IMAGINE the deliciously mean-spirited humour of Dirty Rotten Scoundrels meets the feuding family friction of The Grifters. Now throw in a talented cast and a liberal dose of slap-stick and you have a thoroughly enjoyable crime caper.

Max (Weaver) and her daughter Paige (Love Hewitt) are con women par excellence. The particular con they specialise in is marriage to rich bachelors.

The beautiful and charming Max uses her feminine wiles to get their particular pigeon to the altar, then shortly after the wedding Paige uses her very obvious assets to tempt the unfortunate hubby into a compromising position which Max just happens to walk in on.

Cue histrionics, cue divorce, cue huge divorce settlement, cue next pigeon.

As the film starts Max is enjoying yet another wedding to slightly shady chop shop owner Dean Cumanno (Ray Liotta) who is soon fleeced for $300,000 plus a dubiously acquired Mercedes.

The devious duo have been working this lucrative con for years but Paige is eager to go it alone.
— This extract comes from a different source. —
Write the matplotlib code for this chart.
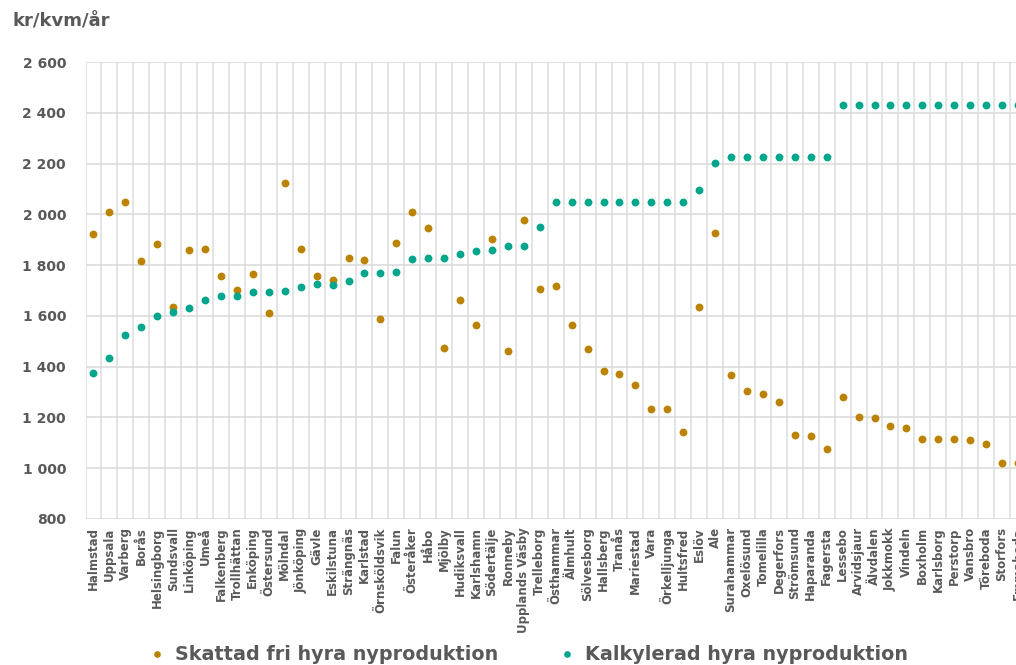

They decide to split their savings 50-50 and go their own separate ways, but it looks like the long arm of the law -or in this case the taxman- has finally caught up with them and their money.

So the sexy shysters decide to go for one last big pay-off to recoup their losses, they head off for millionaire row a.k.a. Palm Beach, Florida.

But things start to go awry.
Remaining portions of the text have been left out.